━━ Source data ━━

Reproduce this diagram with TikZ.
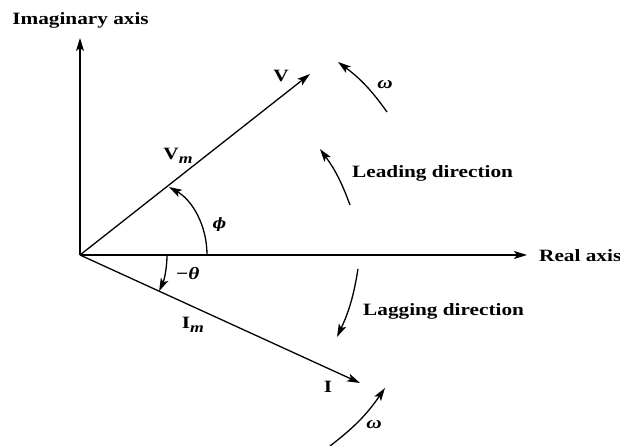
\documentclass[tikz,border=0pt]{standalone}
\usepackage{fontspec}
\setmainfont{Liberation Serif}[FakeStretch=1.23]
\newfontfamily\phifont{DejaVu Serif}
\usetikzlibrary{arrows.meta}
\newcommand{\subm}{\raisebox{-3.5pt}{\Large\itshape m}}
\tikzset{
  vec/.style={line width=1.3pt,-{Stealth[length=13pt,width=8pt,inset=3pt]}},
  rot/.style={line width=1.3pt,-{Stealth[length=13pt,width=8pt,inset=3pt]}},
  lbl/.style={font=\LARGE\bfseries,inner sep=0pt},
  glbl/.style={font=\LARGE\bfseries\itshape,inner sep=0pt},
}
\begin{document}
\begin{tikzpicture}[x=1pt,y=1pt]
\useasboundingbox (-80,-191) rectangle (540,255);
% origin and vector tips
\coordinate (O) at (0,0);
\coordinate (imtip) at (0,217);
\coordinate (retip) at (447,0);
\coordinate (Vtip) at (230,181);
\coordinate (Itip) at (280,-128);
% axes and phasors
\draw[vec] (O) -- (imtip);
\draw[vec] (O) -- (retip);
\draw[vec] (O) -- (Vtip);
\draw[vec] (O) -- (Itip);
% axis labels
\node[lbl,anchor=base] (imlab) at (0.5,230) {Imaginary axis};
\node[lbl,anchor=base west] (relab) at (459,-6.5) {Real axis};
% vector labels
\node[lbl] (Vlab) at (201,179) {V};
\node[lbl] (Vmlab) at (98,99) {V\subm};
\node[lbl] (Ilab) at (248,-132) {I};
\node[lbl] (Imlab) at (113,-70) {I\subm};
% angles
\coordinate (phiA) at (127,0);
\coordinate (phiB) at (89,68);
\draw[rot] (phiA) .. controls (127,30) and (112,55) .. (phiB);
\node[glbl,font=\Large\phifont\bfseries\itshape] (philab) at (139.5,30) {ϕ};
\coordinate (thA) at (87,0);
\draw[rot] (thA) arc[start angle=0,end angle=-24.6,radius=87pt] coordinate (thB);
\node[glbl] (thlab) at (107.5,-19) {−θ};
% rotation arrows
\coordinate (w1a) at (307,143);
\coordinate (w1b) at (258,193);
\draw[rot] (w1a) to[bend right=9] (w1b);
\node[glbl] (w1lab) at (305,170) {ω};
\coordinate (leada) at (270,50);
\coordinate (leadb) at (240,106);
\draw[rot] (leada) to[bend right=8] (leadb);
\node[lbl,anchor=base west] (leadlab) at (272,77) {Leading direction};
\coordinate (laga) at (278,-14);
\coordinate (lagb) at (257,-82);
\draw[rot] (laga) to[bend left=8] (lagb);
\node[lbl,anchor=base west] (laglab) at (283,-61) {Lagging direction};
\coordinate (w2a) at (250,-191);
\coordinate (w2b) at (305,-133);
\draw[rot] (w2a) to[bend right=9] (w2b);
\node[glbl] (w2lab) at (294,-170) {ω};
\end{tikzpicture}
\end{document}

━━━

Give the data again exactly as written, with all pictures left out.

● **Result**:
Reproduce this diagram with TikZ.
\documentclass[tikz,border=0pt]{standalone}
\usepackage{fontspec}
\setmainfont{Liberation Serif}[FakeStretch=1.23]
\newfontfamily\phifont{DejaVu Serif}
\usetikzlibrary{arrows.meta}
\newcommand{\subm}{\raisebox{-3.5pt}{\Large\itshape m}}
\tikzset{
  vec/.style={line width=1.3pt,-{Stealth[length=13pt,width=8pt,inset=3pt]}},
  rot/.style={line width=1.3pt,-{Stealth[length=13pt,width=8pt,inset=3pt]}},
  lbl/.style={font=\LARGE\bfseries,inner sep=0pt},
  glbl/.style={font=\LARGE\bfseries\itshape,inner sep=0pt},
}
\begin{document}
\begin{tikzpicture}[x=1pt,y=1pt]
\useasboundingbox (-80,-191) rectangle (540,255);
% origin and vector tips
\coordinate (O) at (0,0);
\coordinate (imtip) at (0,217);
\coordinate (retip) at (447,0);
\coordinate (Vtip) at (230,181);
\coordinate (Itip) at (280,-128);
% axes and phasors
\draw[vec] (O) -- (imtip);
\draw[vec] (O) -- (retip);
\draw[vec] (O) -- (Vtip);
\draw[vec] (O) -- (Itip);
% axis labels
\node[lbl,anchor=base] (imlab) at (0.5,230) {Imaginary axis};
\node[lbl,anchor=base west] (relab) at (459,-6.5) {Real axis};
% vector labels
\node[lbl] (Vlab) at (201,179) {V};
\node[lbl] (Vmlab) at (98,99) {V\subm};
\node[lbl] (Ilab) at (248,-132) {I};
\node[lbl] (Imlab) at (113,-70) {I\subm};
% angles
\coordinate (phiA) at (127,0);
\coordinate (phiB) at (89,68);
\draw[rot] (phiA) .. controls (127,30) and (112,55) .. (phiB);
\node[glbl,font=\Large\phifont\bfseries\itshape] (philab) at (139.5,30) {ϕ};
\coordinate (thA) at (87,0);
\draw[rot] (thA) arc[start angle=0,end angle=-24.6,radius=87pt] coordinate (thB);
\node[glbl] (thlab) at (107.5,-19) {−θ};
% rotation arrows
\coordinate (w1a) at (307,143);
\coordinate (w1b) at (258,193);
\draw[rot] (w1a) to[bend right=9] (w1b);
\node[glbl] (w1lab) at (305,170) {ω};
\coordinate (leada) at (270,50);
\coordinate (leadb) at (240,106);
\draw[rot] (leada) to[bend right=8] (leadb);
\node[lbl,anchor=base west] (leadlab) at (272,77) {Leading direction};
\coordinate (laga) at (278,-14);
\coordinate (lagb) at (257,-82);
\draw[rot] (laga) to[bend left=8] (lagb);
\node[lbl,anchor=base west] (laglab) at (283,-61) {Lagging direction};
\coordinate (w2a) at (250,-191);
\coordinate (w2b) at (305,-133);
\draw[rot] (w2a) to[bend right=9] (w2b);
\node[glbl] (w2lab) at (294,-170) {ω};
\end{tikzpicture}
\end{document}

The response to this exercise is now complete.